Pauline Baynes

Pauline Baynes

Pauline Baynes was born in 1922 and died in 2008. Their most popular book is The Lion, the Witch and the Wardrobe with 5226 saves and an average rating of 3.96.

Author Bio

Pauline Diana Baynes was born on September 9, 1922 in Hove, East Sussex. Her earliest memories were of her childhood in India, where her father was with the Indian Civil Service as a commissioner at Agra. Summers were spent at the hill station of Mussoorie in the northern Indian state of Uttarakhand, the sights and sounds of which Pauline could still vividly recall 80 years later.

It was through a fellow worker, Powell Perry, who belonged to a family firm that printed children's picture books, that Baynes got her first commission, illustrating a book entitled Question Mark.

Baynes would later illustrate many authentic medieval stories, all of which show her painstaking research into the detailing of period costume and architecture, and her passion for recreating the texture and fabric of daily life in different ages. Her greatest triumph in this genre were her almost 600 illustrations embellishing the margins of Grant Uden's A Dictionary of Chivalry (1968), a two-year labour that deservedly earned her the coveted Kate Greenaway Medal.

Tolkien's Farmer Giles was the beginning of a long friendship and repeated collaboration between author and artist with Baynes decorating Tolkien's subsequent books The Adventures of Tom Bombadil and Smith of Wootton Major and, posthumously, Leaf by Niggle and Bilbo's Last Song.

It was Baynes' collaboration with Tolkien that led to her subsequent association with the septet of children's novels written by Tolkien's friend C.S. Lewis and published annually between 1950 and 1956: The Lion, the Witch and the Wardrobe, Prince Caspian, The Voyage of the 'Dawn Treader', The Silver Chair, The Horse and His Boy, The Magician's Nephew and The Last Battle.

Baynes returned to these stories several times, creating memorable cover designs for the Puffin paperbacks; producing new colour illustrations for The Land of Narnia (1989), a large-format edition of The Lion, the Witch and the Wardrobe (1991) and, three years later, A Book of Narnians. Then, in 1998, she subtly water-coloured all the original line illustrations in all seven volumes to meet the demands of a generation no longer content with black-and-white pictures.

"Met C.S. Lewis. Came home. Made rock cakes." That's how Baynes's diary recorded one of only two meetings she ever had with the author whose work she so memorably pictured and with whom she is now inextricably linked. The relationship between author and artist was cordial and professional but without the depth of respect and affection existing between Baynes and Tolkien. For readers of the books, however, the pictures were, and have remained, an integral part of the whole culture of Narnia not even displaced by the big-screen dazzlements of the recent movie versions.

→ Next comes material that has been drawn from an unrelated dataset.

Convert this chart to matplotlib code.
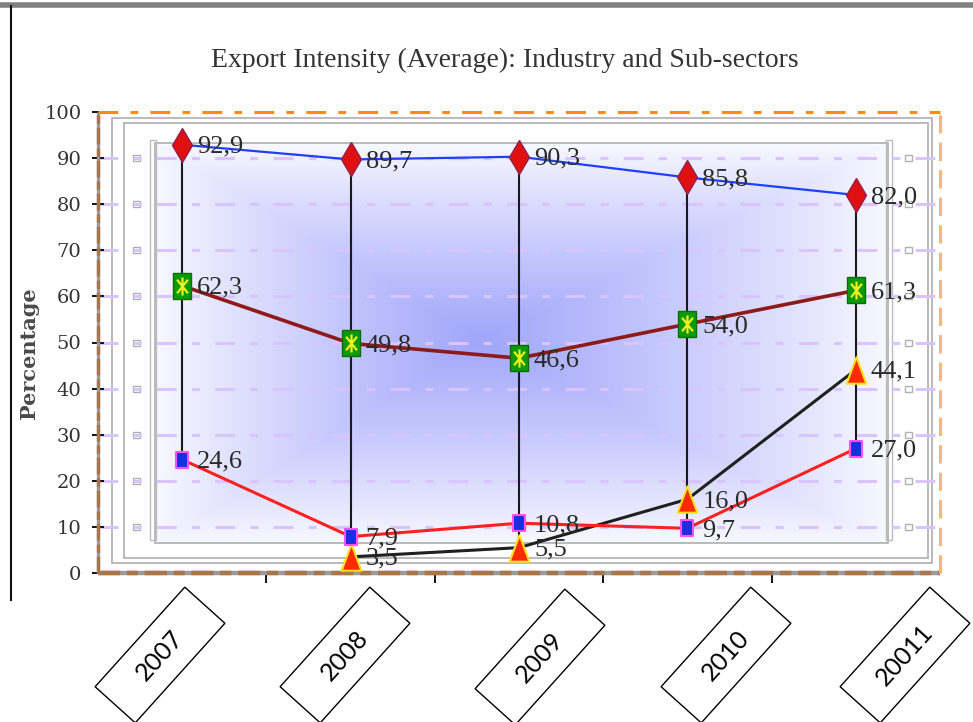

In 1961, Baynes met Fritz Gasch, a German ex-prisoner of war who was working locally as a dog's-meat man. A whirlwind courtship led to their marriage. They were a close couple and Fritz became especially friendly with Tolkien and Shepard, with whom he traded war memories. Fritz's sudden death, in 1988, left Baynes bereft but she poured her energies into her work and produced some of her most accomplished pieces.

She continued to work every day at a desk positioned beneath a window that looked out over the garden her husband had created for her, and in which his ashes were scattered. The desk would be strewn with half-empty gouache tubes and rows of well-worn pens and brushes; Handel's music would be playing in the background; and Pauline Baynes's dogs, including her 3rd rottweiler (all were named Bertha!) would be lying at her feet.

Pauline died in August 2008, still working on projects, including a highly decorative version of the Koran. She was also half-way through a very colourful Aesop's Fables. She remains one of the most influential illustrators of the twentieth century.